-- Start RAW DATA --

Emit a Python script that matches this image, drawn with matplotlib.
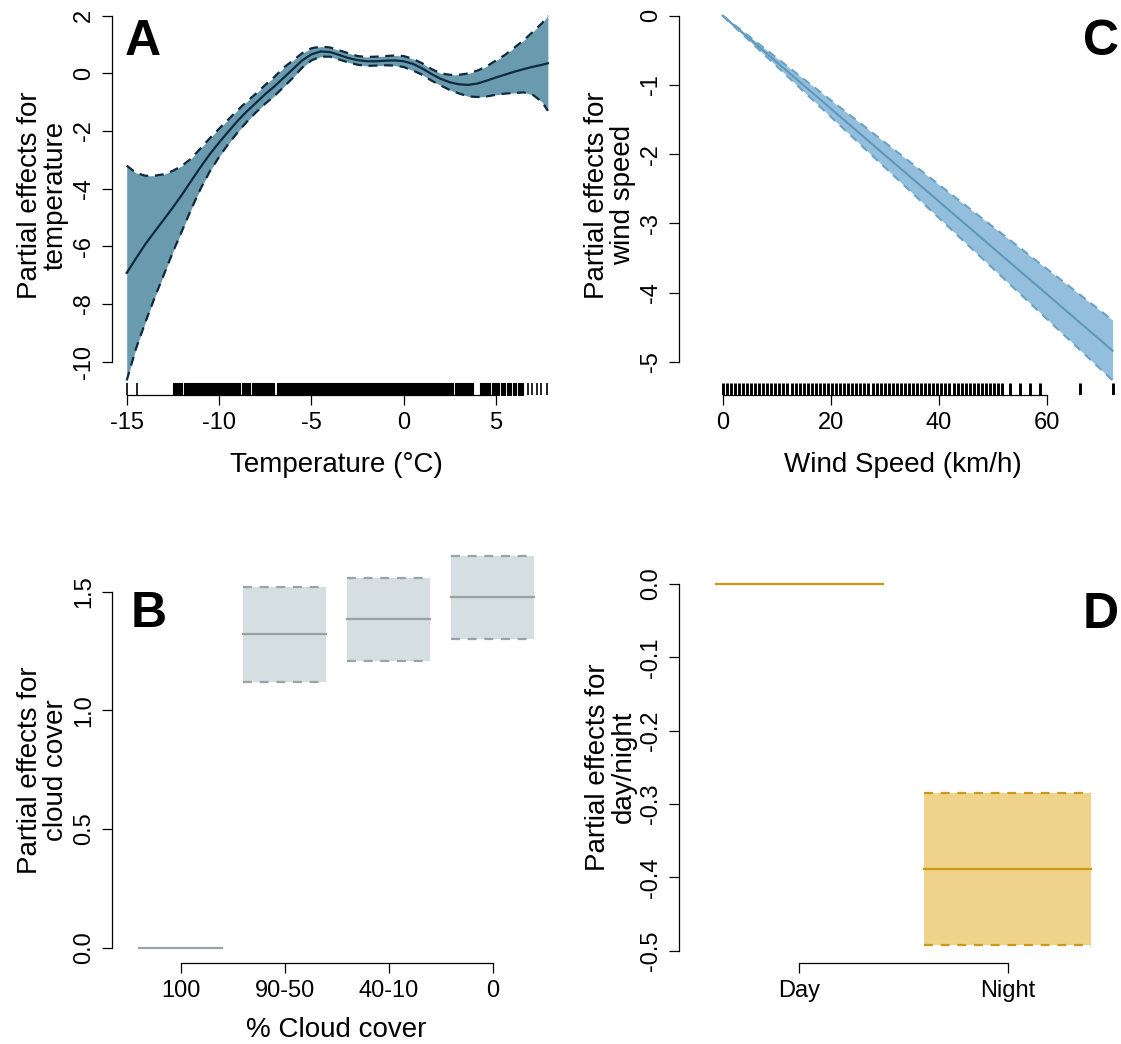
import matplotlib
matplotlib.use("Agg")
import matplotlib.pyplot as plt
import matplotlib.transforms as mtrans

plt.rcParams['font.family'] = ['Liberation Sans', 'DejaVu Sans']
plt.rcParams['axes.unicode_minus'] = False

# ---------------- data ----------------
# Panel A: temperature smooth
temp_x = [-15, -14.5, -14, -13.5, -13, -12.5, -12, -11.5, -11, -10.5, -10, -9.5, -9, -8.5,
          -8, -7.5, -7, -6.5, -6, -5.5, -5, -4.5, -4, -3.5, -3, -2.5, -2, -1.5, -1, -0.5,
          0, 0.5, 1, 1.5, 2, 2.5, 3, 3.5, 4, 4.5, 5, 5.5, 6, 6.5, 7, 7.5, 7.8]
temp_fit = [-6.92, -6.42, -5.93, -5.5, -5.08, -4.65, -4.2, -3.72, -3.25, -2.8, -2.4, -2.02,
            -1.65, -1.32, -1.02, -0.72, -0.45, -0.15, 0.15, 0.45, 0.66, 0.76, 0.74, 0.64,
            0.53, 0.46, 0.42, 0.42, 0.44, 0.45, 0.42, 0.33, 0.17, -0.02, -0.19, -0.31,
            -0.38, -0.4, -0.35, -0.25, -0.14, -0.04, 0.06, 0.15, 0.23, 0.3, 0.35]
temp_upper = [-3.2, -3.45, -3.55, -3.55, -3.5, -3.38, -3.2, -2.95, -2.6, -2.25, -1.92,
              -1.6, -1.28, -0.98, -0.7, -0.4, -0.12, 0.2, 0.45, 0.7, 0.87, 0.93, 0.9, 0.8,
              0.7, 0.6, 0.57, 0.58, 0.6, 0.62, 0.6, 0.5, 0.35, 0.15, 0.0, -0.05, -0.05, 0.0,
              0.1, 0.25, 0.45, 0.65, 0.9, 1.15, 1.45, 1.75, 2.0]
temp_lower = [-10.65, -9.55, -8.65, -7.8, -7.0, -6.2, -5.45, -4.7, -4.0, -3.4, -2.9,
              -2.45, -2.05, -1.68, -1.35, -1.05, -0.78, -0.47, -0.15, 0.2, 0.45, 0.58, 0.58,
              0.48, 0.38, 0.3, 0.26, 0.27, 0.28, 0.27, 0.22, 0.1, -0.05, -0.25, -0.42,
              -0.58, -0.7, -0.8, -0.82, -0.8, -0.74, -0.7, -0.68, -0.66, -0.75, -1.0, -1.3]
# rug of observed temperatures: single values and dense blocks (start, end)
temp_rug_single = [-15.0, -14.45, 6.7, 6.95, 7.2, 7.45, 7.75]
temp_rug_blocks = [(-12.5, -11.98), (-11.92, -8.85), (-8.75, -8.3), (-8.2, -7.05),
                   (-6.85, 2.12), (2.2, 2.65), (2.75, 3.75), (4.15, 4.65), (4.75, 5.15),
                   (5.25, 5.5), (5.6, 5.8), (5.9, 6.1), (6.2, 6.45)]
temp_ticks = [-15, -10, -5, 0, 5]
temp_yticks = [2, 0, -2, -4, -6, -8, -10]

# Panel C: wind speed (linear effect)
wind_x = [0, 72.2]
wind_fit = [0, -4.84]
wind_upper = [0, -4.40]
wind_lower = [0, -5.27]
wind_rug = [0, 0.75, 1.5, 2.25, 3, 3.75, 4.5, 5.25, 6, 6.75, 7.5, 8.25, 9, 9.75, 10.5,
            11.25, 12, 12.75, 13.5, 14.25, 15, 15.75, 16.5, 17.25, 18, 18.75, 19.5, 20.25,
            21, 21.75, 22.5, 23.25, 24, 24.75, 25.5, 26.25, 27, 27.75, 28.5, 29.25, 30,
            30.75, 31.5, 32.25, 33, 33.75, 34.5, 35.25, 36, 36.75, 37.5, 38.25, 39, 39.75,
            40.5, 41.25, 42, 42.75, 43.5, 44.25, 45, 45.75, 46.5, 47.25, 48, 48.75, 49.5,
            50.25, 51, 51.75, 53.2, 55.1, 56.9, 58.8, 66.2, 72.2]
wind_ticks = [0, 20, 40, 60]
wind_yticks = [0, -1, -2, -3, -4, -5]

# Panel B: cloud cover (factor)
cloud_cats = ["100", "90-50", "40-10", "0"]
cloud_fit = [0.0, 1.32, 1.385, 1.477]
cloud_upper = [0.0, 1.52, 1.56, 1.652]
cloud_lower = [0.0, 1.12, 1.21, 1.303]
cloud_yticks = [0.0, 0.5, 1.0, 1.5]

# Panel D: day / night (factor)
dn_cats = ["Day", "Night"]
dn_fit = [0.0, -0.388]
dn_upper = [0.0, -0.2846]
dn_lower = [0.0, -0.4923]
dn_yticks = [0.0, -0.1, -0.2, -0.3, -0.4, -0.5]

# ---------------- figure ----------------
W, H = 1121, 1044
fig = plt.figure(figsize=(W / 100, H / 100), dpi=100)


def make_ax(left, right, top, bottom):
    return fig.add_axes([left / W, 1 - bottom / H, (right - left) / W, (bottom - top) / H])


TICK_FS = 17
LAB_FS = 20
LET_FS = 36


def style(ax, xb, yb):
    for s in ['top', 'right']:
        ax.spines[s].set_visible(False)
    for s in ['left', 'bottom']:
        ax.spines[s].set_linewidth(0.9)
    ax.spines['bottom'].set_bounds(*xb)
    ax.spines['left'].set_bounds(*yb)
    ax.tick_params(axis='both', length=7.2, width=0.9, direction='out')
    ax.tick_params(axis='x', pad=5.0)
    ax.tick_params(axis='y', pad=5.0)
    for lab in ax.get_yticklabels():
        lab.set_rotation(90)
        lab.set_va('center')


def lab(v, nd=0):
    return ("%." + str(nd) + "f") % v


def ylabel2(line1, line2, x1, x2, yc):
    fig.text(x1 / W, 1 - yc / H, line1, rotation=90, rotation_mode='anchor',
             ha='center', va='baseline', fontsize=LAB_FS)
    fig.text(x2 / W, 1 - yc / H, line2, rotation=90, rotation_mode='anchor',
             ha='center', va='baseline', fontsize=LAB_FS)


def letter(s, x, y):
    fig.text(x / W, 1 - y / H, s, fontsize=LET_FS, fontweight='bold', ha='left', va='baseline')


# ---- Panel A ----
axA = make_ax(112.3, 561.9, 0, 395)
axA.set_xlim(-15.78, 8.56)
axA.set_ylim(-11.156, 2.545)
colA_fill = '#699aae'
colA_line = '#0f2a3d'
axA.fill_between(temp_x, temp_lower, temp_upper, color=colA_fill, lw=0)
axA.plot(temp_x, temp_fit, color=colA_line, lw=1.6)
axA.plot(temp_x, temp_upper, color=colA_line, lw=1.6, dashes=(4, 3))
axA.plot(temp_x, temp_lower, color=colA_line, lw=1.6, dashes=(4, 3))
trA = mtrans.blended_transform_factory(axA.transData, axA.transAxes)
for (a, b) in temp_rug_blocks:
    axA.fill_between([a, b], [0, 0], [0.031, 0.031], transform=trA, color='black', lw=0.8,
                     edgecolor='black')
axA.vlines(temp_rug_single, 0, 0.031, transform=trA, color='black', lw=1.2)
axA.set_xticks(temp_ticks)
axA.set_xticklabels([lab(v) for v in temp_ticks], fontsize=TICK_FS)
axA.set_yticks(temp_yticks)
axA.set_yticklabels([lab(v) for v in temp_yticks], fontsize=TICK_FS)
style(axA, (-15, 5), (-10, 2))
fig.text(336 / W, 1 - 472 / H, "Temperature (°C)", ha='center', va='baseline', fontsize=LAB_FS)
ylabel2("Partial effects for", "temperature", 37, 63, 195)
letter("A", 125, 55)

# ---- Panel C ----
axC = make_ax(679, 1121, 0, 395)
axC.set_xlim(-8.09, 73.76)
axC.set_ylim(-5.481, 0.227)
colC_fill = '#93bfdc'
colC_line = '#5e98bc'
colC_dash = '#6aa2c8'
axC.fill_between(wind_x, wind_lower, wind_upper, color=colC_fill, lw=0)
axC.plot(wind_x, wind_fit, color=colC_line, lw=1.5)
axC.plot(wind_x, wind_upper, color=colC_dash, lw=1.5, dashes=(4, 3))
axC.plot(wind_x, wind_lower, color=colC_dash, lw=1.5, dashes=(4, 3))
trC = mtrans.blended_transform_factory(axC.transData, axC.transAxes)
axC.vlines(wind_rug, 0, 0.031, transform=trC, color='black', lw=2.1)
axC.set_xticks(wind_ticks)
axC.set_xticklabels([lab(v) for v in wind_ticks], fontsize=TICK_FS)
axC.set_yticks(wind_yticks)
axC.set_yticklabels([lab(v) for v in wind_yticks], fontsize=TICK_FS)
style(axC, (0, 60), (-5, 0))
fig.text(903 / W, 1 - 472 / H, "Wind Speed (km/h)", ha='center', va='baseline', fontsize=LAB_FS)
ylabel2("Partial effects for", "wind speed", 604, 630, 195)
letter("C", 1083, 55)

# ---- Panel B ----
axB = make_ax(111.7, 561.3, 530, 963.3)
axB.set_xlim(0.3365, 4.66)
axB.set_ylim(-0.0657, (947.7 - 530) / 237.3)
colB_fill = '#d5dfe2'
colB_line = '#97a3a4'
hw = 0.4
for i, (f, lo, up) in enumerate(zip(cloud_fit, cloud_lower, cloud_upper)):
    xc = i + 1
    if up > lo:
        axB.fill_between([xc - hw, xc + hw], [lo, lo], [up, up], color=colB_fill, lw=0)
        axB.plot([xc - hw, xc + hw], [up, up], color=colB_line, lw=1.6, dashes=(4, 3.5))
        axB.plot([xc - hw, xc + hw], [lo, lo], color=colB_line, lw=1.6, dashes=(4, 3.5))
    axB.plot([xc - hw, xc + hw], [f, f], color=colB_line, lw=1.6)
axB.set_xticks(range(1, len(cloud_cats) + 1))
axB.set_xticklabels(cloud_cats, fontsize=TICK_FS)
axB.set_yticks(cloud_yticks)
axB.set_yticklabels([lab(v, 1) for v in cloud_yticks], fontsize=TICK_FS)
style(axB, (1, 4), (0, 1.5))
fig.text(336 / W, 1 - 1037 / H, "% Cloud cover", ha='center', va='baseline', fontsize=LAB_FS)
ylabel2("Partial effects for", "cloud cover", 37, 63, 770)
letter("B", 131, 627)

# ---- Panel D ----
axD = make_ax(679, 1121, 530, 963.3)
axD.set_xlim(0.4227, 2.5437)
axD.set_ylim(-0.5172, (584 - 530) / 733.3)
colD_fill = '#f0d38b'
colD_line = '#cf9717'
for i, (f, lo, up) in enumerate(zip(dn_fit, dn_lower, dn_upper)):
    xc = i + 1
    if up > lo:
        axD.fill_between([xc - hw, xc + hw], [lo, lo], [up, up], color=colD_fill, lw=0)
        axD.plot([xc - hw, xc + hw], [up, up], color=colD_line, lw=1.6, dashes=(4, 3.5))
        axD.plot([xc - hw, xc + hw], [lo, lo], color=colD_line, lw=1.6, dashes=(4, 3.5))
    axD.plot([xc - hw, xc + hw], [f, f], color=colD_line, lw=1.6)
axD.set_xticks(range(1, len(dn_cats) + 1))
axD.set_xticklabels(dn_cats, fontsize=TICK_FS)
axD.set_yticks(dn_yticks)
axD.set_yticklabels([lab(v, 1) for v in dn_yticks], fontsize=TICK_FS)
style(axD, (1, 2), (-0.5, 0))
ylabel2("Partial effects for", "day/night", 605, 631, 767)
letter("D", 1083, 628)

fig.savefig("out.png", dpi=100)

-- End RAW DATA --

Leave out the pictures and repeat the lines from the start of the material through the line with "plt.rcParams['axes.unicode_minus'] = False", inclusive.

#### TASK OUTPUT:
Emit a Python script that matches this image, drawn with matplotlib.
import matplotlib
matplotlib.use("Agg")
import matplotlib.pyplot as plt
import matplotlib.transforms as mtrans

plt.rcParams['font.family'] = ['Liberation Sans', 'DejaVu Sans']
plt.rcParams['axes.unicode_minus'] = False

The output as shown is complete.